# Written task
Drop every picture. Then return, exactly, the lines from the beginning of the listing below through the one containing "18.6, 18.1, 17.6, 17.1, 16.6, 16.2, 15.6];".

[Begin Information supplied]

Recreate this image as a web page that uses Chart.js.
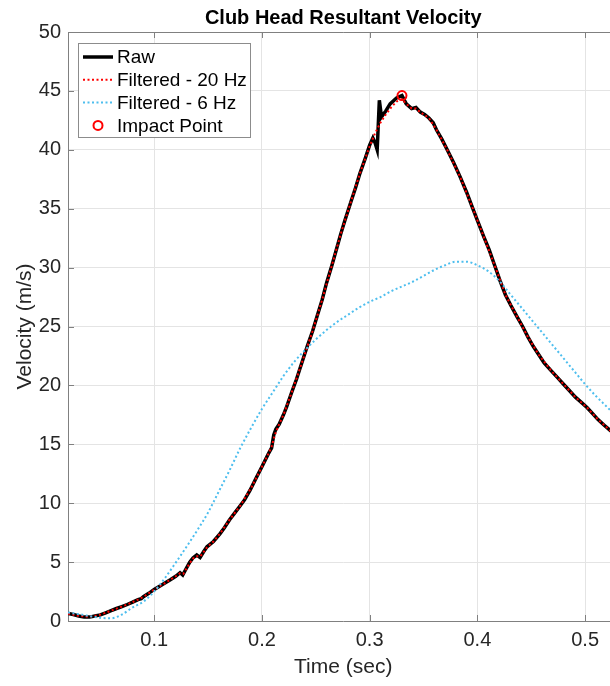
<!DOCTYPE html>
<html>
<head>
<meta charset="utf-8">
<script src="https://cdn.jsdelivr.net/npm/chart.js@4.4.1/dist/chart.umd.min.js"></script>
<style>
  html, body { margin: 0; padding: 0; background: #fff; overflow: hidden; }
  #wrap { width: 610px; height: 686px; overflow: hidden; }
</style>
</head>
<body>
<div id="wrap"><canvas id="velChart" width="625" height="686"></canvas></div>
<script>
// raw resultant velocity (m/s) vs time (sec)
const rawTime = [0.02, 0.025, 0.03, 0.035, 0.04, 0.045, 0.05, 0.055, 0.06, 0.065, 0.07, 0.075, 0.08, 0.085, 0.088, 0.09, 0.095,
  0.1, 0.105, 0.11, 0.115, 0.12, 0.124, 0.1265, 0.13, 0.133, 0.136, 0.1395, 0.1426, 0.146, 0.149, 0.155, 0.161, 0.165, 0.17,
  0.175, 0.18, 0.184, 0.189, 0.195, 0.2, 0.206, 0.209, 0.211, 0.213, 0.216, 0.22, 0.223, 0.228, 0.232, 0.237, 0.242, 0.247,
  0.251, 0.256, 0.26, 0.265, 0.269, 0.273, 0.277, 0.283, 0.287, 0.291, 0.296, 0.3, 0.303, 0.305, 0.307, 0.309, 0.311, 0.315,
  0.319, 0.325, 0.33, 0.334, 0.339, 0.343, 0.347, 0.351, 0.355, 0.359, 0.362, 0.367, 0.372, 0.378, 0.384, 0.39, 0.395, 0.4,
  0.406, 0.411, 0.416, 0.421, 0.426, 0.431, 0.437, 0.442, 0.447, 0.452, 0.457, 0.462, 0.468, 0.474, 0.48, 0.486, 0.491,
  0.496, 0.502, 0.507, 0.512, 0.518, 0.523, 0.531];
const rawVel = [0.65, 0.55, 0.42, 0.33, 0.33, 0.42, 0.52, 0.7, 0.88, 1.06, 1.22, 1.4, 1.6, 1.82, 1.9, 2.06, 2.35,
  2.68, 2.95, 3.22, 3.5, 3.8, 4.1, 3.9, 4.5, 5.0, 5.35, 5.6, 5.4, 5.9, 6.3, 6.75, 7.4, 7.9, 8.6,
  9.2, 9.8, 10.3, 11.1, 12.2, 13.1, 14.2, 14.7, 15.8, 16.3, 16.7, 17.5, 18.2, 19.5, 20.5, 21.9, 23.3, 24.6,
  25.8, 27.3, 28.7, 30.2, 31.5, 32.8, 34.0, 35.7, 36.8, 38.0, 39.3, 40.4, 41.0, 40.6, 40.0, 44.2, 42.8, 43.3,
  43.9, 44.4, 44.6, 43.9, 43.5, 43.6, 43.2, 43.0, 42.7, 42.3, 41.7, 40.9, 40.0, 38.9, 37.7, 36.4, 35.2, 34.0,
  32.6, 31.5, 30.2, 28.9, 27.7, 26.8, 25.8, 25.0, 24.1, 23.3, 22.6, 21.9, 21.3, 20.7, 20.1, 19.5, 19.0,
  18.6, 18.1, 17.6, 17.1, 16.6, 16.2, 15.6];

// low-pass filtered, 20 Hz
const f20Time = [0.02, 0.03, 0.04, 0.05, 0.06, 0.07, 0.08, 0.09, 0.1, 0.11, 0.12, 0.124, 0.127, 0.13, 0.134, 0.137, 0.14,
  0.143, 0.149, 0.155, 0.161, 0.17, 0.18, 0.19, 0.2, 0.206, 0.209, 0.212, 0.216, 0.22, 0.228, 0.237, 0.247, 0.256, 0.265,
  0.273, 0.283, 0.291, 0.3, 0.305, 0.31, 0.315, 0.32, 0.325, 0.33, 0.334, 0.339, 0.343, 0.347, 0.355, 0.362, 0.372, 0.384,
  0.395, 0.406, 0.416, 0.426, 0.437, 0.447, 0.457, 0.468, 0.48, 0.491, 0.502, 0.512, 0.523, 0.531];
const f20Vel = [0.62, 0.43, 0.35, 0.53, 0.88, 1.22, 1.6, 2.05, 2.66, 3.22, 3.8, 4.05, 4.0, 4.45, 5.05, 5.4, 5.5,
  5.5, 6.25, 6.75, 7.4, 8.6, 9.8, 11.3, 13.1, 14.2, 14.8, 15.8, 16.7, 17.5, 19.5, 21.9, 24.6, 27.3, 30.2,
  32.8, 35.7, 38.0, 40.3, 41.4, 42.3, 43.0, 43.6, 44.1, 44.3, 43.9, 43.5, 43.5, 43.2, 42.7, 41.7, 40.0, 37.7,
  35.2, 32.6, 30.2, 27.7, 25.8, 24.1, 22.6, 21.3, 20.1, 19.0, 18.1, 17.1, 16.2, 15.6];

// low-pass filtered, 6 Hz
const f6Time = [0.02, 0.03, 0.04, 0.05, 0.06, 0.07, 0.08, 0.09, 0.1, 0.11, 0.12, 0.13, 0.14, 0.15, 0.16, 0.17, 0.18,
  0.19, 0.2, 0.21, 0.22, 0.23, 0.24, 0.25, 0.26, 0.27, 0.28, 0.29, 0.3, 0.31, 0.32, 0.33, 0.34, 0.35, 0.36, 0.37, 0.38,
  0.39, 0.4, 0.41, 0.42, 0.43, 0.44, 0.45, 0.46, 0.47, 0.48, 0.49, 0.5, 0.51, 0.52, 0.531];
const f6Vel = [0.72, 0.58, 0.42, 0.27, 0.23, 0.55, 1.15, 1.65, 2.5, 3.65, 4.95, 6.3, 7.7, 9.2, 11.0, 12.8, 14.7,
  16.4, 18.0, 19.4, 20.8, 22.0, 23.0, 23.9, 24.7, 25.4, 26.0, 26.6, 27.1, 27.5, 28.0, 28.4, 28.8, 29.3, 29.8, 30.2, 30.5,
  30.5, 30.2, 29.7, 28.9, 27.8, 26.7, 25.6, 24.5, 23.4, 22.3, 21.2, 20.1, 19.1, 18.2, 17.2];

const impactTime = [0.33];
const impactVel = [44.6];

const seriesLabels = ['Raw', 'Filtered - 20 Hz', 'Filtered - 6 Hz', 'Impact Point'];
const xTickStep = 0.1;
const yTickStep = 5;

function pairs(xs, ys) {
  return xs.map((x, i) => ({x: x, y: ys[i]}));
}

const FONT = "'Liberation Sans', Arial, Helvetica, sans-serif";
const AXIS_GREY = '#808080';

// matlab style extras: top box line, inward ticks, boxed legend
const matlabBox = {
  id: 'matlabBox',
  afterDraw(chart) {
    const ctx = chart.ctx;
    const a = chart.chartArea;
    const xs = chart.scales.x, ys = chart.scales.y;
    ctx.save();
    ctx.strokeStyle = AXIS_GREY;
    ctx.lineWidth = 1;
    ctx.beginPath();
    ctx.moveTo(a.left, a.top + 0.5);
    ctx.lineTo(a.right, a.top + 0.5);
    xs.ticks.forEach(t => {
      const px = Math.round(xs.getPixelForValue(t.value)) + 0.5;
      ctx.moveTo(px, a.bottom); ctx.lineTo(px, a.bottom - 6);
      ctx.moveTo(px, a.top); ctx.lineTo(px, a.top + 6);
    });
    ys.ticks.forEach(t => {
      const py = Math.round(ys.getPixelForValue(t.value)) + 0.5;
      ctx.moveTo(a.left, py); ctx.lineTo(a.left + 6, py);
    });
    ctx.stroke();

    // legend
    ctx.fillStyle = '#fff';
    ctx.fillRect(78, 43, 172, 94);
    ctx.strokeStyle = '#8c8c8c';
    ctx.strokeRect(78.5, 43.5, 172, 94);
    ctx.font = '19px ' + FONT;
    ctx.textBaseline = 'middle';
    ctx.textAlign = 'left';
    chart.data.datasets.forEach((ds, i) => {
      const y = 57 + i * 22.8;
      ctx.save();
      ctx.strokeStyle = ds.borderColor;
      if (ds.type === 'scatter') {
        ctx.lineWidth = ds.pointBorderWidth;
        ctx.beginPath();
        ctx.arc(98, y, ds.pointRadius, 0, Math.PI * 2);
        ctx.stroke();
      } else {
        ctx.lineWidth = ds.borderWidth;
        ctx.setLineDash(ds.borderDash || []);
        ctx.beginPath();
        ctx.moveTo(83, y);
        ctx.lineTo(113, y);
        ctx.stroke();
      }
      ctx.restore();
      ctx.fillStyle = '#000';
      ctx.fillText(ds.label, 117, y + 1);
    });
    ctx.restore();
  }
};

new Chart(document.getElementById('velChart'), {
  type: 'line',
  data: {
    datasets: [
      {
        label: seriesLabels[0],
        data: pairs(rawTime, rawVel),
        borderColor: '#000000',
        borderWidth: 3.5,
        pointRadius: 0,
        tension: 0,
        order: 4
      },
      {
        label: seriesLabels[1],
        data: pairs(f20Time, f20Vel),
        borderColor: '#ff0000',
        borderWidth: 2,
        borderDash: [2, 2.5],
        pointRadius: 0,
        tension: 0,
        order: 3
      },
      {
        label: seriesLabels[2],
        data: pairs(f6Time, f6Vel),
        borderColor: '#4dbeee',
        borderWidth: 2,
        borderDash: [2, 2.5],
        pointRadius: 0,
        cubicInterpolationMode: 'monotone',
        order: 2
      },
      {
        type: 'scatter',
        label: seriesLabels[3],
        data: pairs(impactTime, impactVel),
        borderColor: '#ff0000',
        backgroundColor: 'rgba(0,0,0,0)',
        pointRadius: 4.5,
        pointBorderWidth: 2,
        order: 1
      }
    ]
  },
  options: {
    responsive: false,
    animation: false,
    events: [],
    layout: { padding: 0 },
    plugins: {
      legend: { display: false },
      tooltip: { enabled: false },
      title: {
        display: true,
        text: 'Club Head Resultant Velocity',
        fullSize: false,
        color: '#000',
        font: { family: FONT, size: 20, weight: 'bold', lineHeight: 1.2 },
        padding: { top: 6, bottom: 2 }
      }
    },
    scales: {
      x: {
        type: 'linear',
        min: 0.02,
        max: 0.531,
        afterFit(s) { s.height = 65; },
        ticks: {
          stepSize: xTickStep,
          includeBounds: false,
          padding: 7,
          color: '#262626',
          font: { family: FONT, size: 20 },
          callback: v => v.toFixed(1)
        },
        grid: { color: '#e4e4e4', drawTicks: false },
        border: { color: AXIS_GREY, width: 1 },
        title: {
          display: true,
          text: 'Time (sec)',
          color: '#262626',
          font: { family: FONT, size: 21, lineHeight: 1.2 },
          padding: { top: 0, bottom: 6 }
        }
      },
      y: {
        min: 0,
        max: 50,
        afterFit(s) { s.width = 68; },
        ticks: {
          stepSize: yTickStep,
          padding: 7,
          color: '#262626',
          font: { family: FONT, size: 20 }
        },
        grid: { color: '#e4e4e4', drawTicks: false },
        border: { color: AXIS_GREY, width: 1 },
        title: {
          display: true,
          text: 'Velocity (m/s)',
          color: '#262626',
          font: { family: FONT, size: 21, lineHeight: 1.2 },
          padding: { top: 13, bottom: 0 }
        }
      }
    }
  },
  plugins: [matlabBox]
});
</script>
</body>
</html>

[End Information supplied]

# Response for this exercise
Recreate this image as a web page that uses Chart.js.
<!DOCTYPE html>
<html>
<head>
<meta charset="utf-8">
<script src="https://cdn.jsdelivr.net/npm/chart.js@4.4.1/dist/chart.umd.min.js"></script>
<style>
  html, body { margin: 0; padding: 0; background: #fff; overflow: hidden; }
  #wrap { width: 610px; height: 686px; overflow: hidden; }
</style>
</head>
<body>
<div id="wrap"><canvas id="velChart" width="625" height="686"></canvas></div>
<script>
// raw resultant velocity (m/s) vs time (sec)
const rawTime = [0.02, 0.025, 0.03, 0.035, 0.04, 0.045, 0.05, 0.055, 0.06, 0.065, 0.07, 0.075, 0.08, 0.085, 0.088, 0.09, 0.095,
  0.1, 0.105, 0.11, 0.115, 0.12, 0.124, 0.1265, 0.13, 0.133, 0.136, 0.1395, 0.1426, 0.146, 0.149, 0.155, 0.161, 0.165, 0.17,
  0.175, 0.18, 0.184, 0.189, 0.195, 0.2, 0.206, 0.209, 0.211, 0.213, 0.216, 0.22, 0.223, 0.228, 0.232, 0.237, 0.242, 0.247,
  0.251, 0.256, 0.26, 0.265, 0.269, 0.273, 0.277, 0.283, 0.287, 0.291, 0.296, 0.3, 0.303, 0.305, 0.307, 0.309, 0.311, 0.315,
  0.319, 0.325, 0.33, 0.334, 0.339, 0.343, 0.347, 0.351, 0.355, 0.359, 0.362, 0.367, 0.372, 0.378, 0.384, 0.39, 0.395, 0.4,
  0.406, 0.411, 0.416, 0.421, 0.426, 0.431, 0.437, 0.442, 0.447, 0.452, 0.457, 0.462, 0.468, 0.474, 0.48, 0.486, 0.491,
  0.496, 0.502, 0.507, 0.512, 0.518, 0.523, 0.531];
const rawVel = [0.65, 0.55, 0.42, 0.33, 0.33, 0.42, 0.52, 0.7, 0.88, 1.06, 1.22, 1.4, 1.6, 1.82, 1.9, 2.06, 2.35,
  2.68, 2.95, 3.22, 3.5, 3.8, 4.1, 3.9, 4.5, 5.0, 5.35, 5.6, 5.4, 5.9, 6.3, 6.75, 7.4, 7.9, 8.6,
  9.2, 9.8, 10.3, 11.1, 12.2, 13.1, 14.2, 14.7, 15.8, 16.3, 16.7, 17.5, 18.2, 19.5, 20.5, 21.9, 23.3, 24.6,
  25.8, 27.3, 28.7, 30.2, 31.5, 32.8, 34.0, 35.7, 36.8, 38.0, 39.3, 40.4, 41.0, 40.6, 40.0, 44.2, 42.8, 43.3,
  43.9, 44.4, 44.6, 43.9, 43.5, 43.6, 43.2, 43.0, 42.7, 42.3, 41.7, 40.9, 40.0, 38.9, 37.7, 36.4, 35.2, 34.0,
  32.6, 31.5, 30.2, 28.9, 27.7, 26.8, 25.8, 25.0, 24.1, 23.3, 22.6, 21.9, 21.3, 20.7, 20.1, 19.5, 19.0,
  18.6, 18.1, 17.6, 17.1, 16.6, 16.2, 15.6];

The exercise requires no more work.